Sometimes, Windows wins

It should be clear by now that I am an advocate of free software.  I’m not reflexively against closed software though, sometimes it’s the right tool for the job.  Use of Windows is not a reason for mockery.  In fact, I’ve found one situation where I like the way Windows works better.

As part of our efforts to use Condor for power saving, I thought it would be a great idea if we could calculate the power savings based on the actual power usage of the machines.  The plan was to have Cycle Server aggregate the time in hibernate state for each model and then multiply that by the power draw for the model.  Since Condor doesn’t note the hardware model, I needed to write a STARTD_CRON module to determine this.  The only limitations I had were that I couldn’t depend on root/administrator privileges or on particular software packages being installed. (The execute nodes are in departments across campus and mostly not under my control.)

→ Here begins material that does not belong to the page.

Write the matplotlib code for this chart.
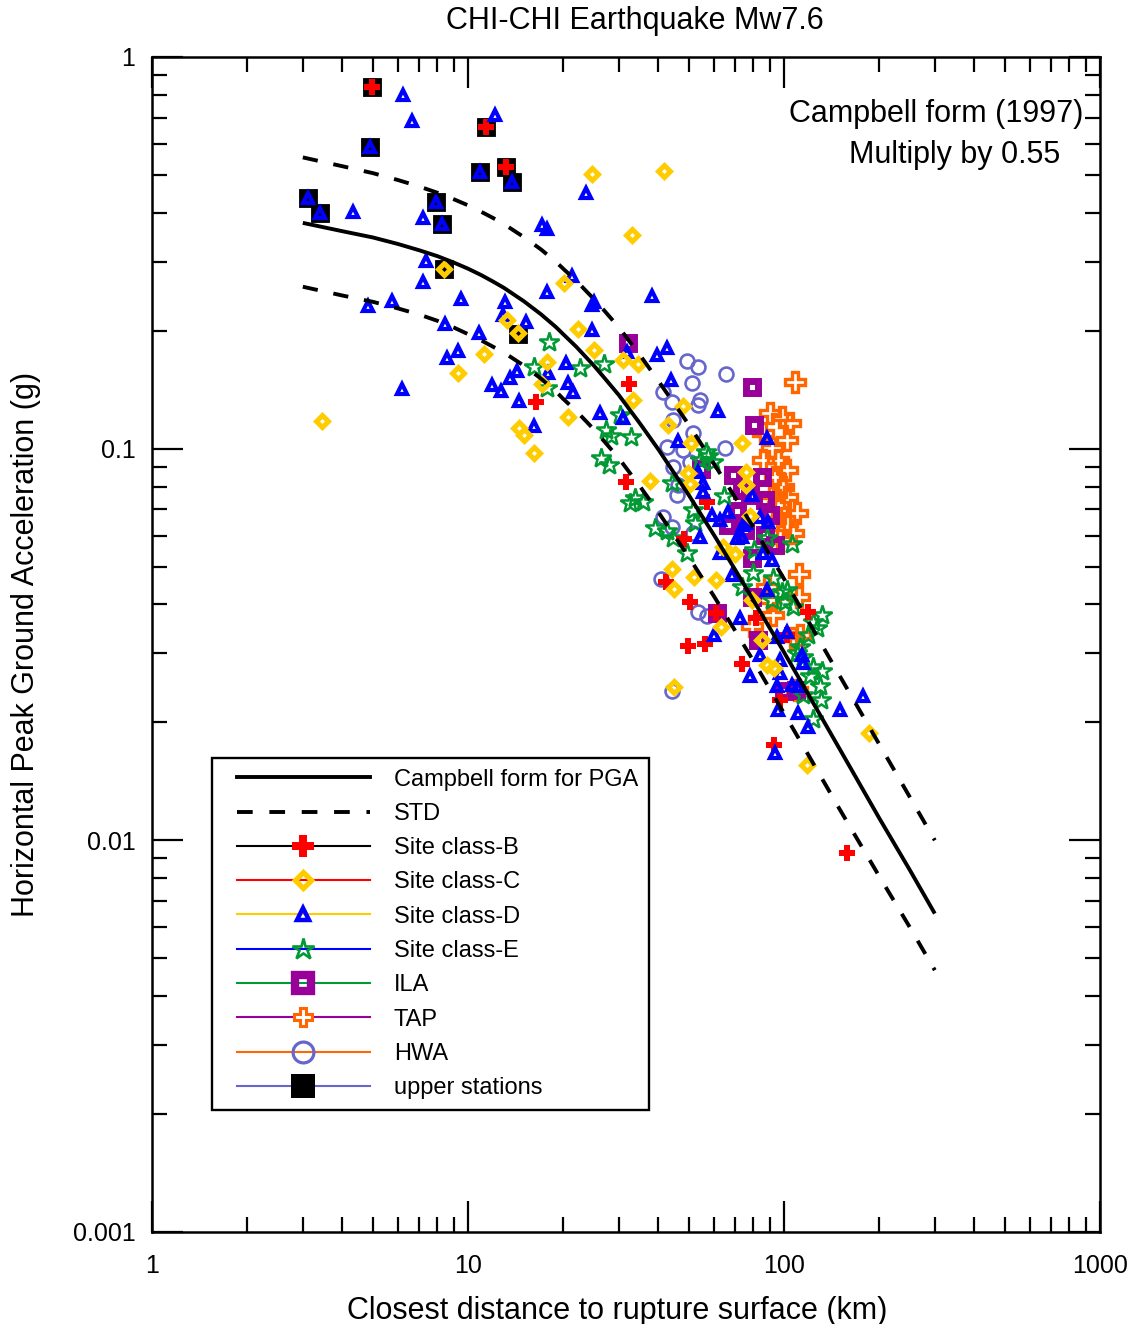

Despite the lack of useful tools like grep, sed, and awk (there are equivalents for some of the taken-for-granted GNU tools, but they frankly aren’t very good), the plugin for Windows was very easy.  The systeminfo command gives all kinds of useful, parseable information about the system’s hardware and OS.  The only difficult part was chopping the blank spaces off the end of the output. I wanted to do this in Perl, but that’s not guaranteed to be installed on Windows machines, and I had some difficulty getting a standalone-compiled version working consistently.

On Linux, parsing the output is easy.  The hard part was getting the information at all.  dmidecode seems to be ubiquitous, but it requires root privileges to get any information.  I tried lshw, lshal, and the entire /proc tree.  /proc didn’t have the information I need, and the two commands were not necessarily a part of the “base” install.  The solution seemed to be to require the addition of a package (or bundling a binary for lshw in our Condor distribution).

Eventually, we decided that it was more effort than it was worth to come up with a reliable module.  While both platforms had problems, Linux was definitely the more difficult.  It’s a somewhat rare condition, but there are times when Windows wins.

4 thoughts on “Sometimes, Windows wins

  1. Pingback: Tweets that mention Sometimes, Windows wins « Blog Fiasco -- Topsy.com

  2. The ‘linux base install’ is what you tell your unattended system to do. The rest is easily achieved with help of your favourite configuration manager, like cfengine (http://www.cfengine.org) or puppet or chef or whatever you use. Installing additional software on hundreds/thousands of nodes is really easy if you have a configuration manager. We use cfengine (version 2 at the moment, version 3 appears to be even better but 2 works for us, so why bother upgrading it now. I’ll wait until there is a new version of Automating Linux and Unix System Administration, Second Edition http://www.amazon.com/Automating-System-Administration-Second-Experts/dp/1430210591 with all the details about cfengine 3) .

    The same thing applies to Windows, really.

    At work Perl is routinely installed as part of our unattended installation procedure for Windows machines. If for whatever reason it is not installed, then it gets installed (and updated) by wpkg (http://wpkg.org). If you only have a C: drive then you can basically copy the c:\perl folder to another Windows computer. If you require associating the *.pl extension with the perl.exe binary, it requires a bit more work, but if I recall correctly you just need to use ftype and add the perl.exe binary to the %path%, nothing really shocking and easily scriptable.

    So basically keep a Windows computer with an updated Perl version and distribute that one to the rest of your park with wpkg, server manager or whatever you use to manage your Windows computers. If I need a particular module, I install it on my ‘master’ Perl machine and the next day or when wpkg re-runs it is distributed all over the place.

  3. I understand the idea of using config managers to install packages, we use cfengine 2 to manage approximately 3000 machines. The issue is that at the Purdue campus there are many separate IT groups. I don’t have any control over what is installed on the machines maintained by those groups and so cannot rely on anything that doesn’t come with the system by default. Politically, it is not possible to bundle extra software (e.g. ActivePerl) with our Condor package.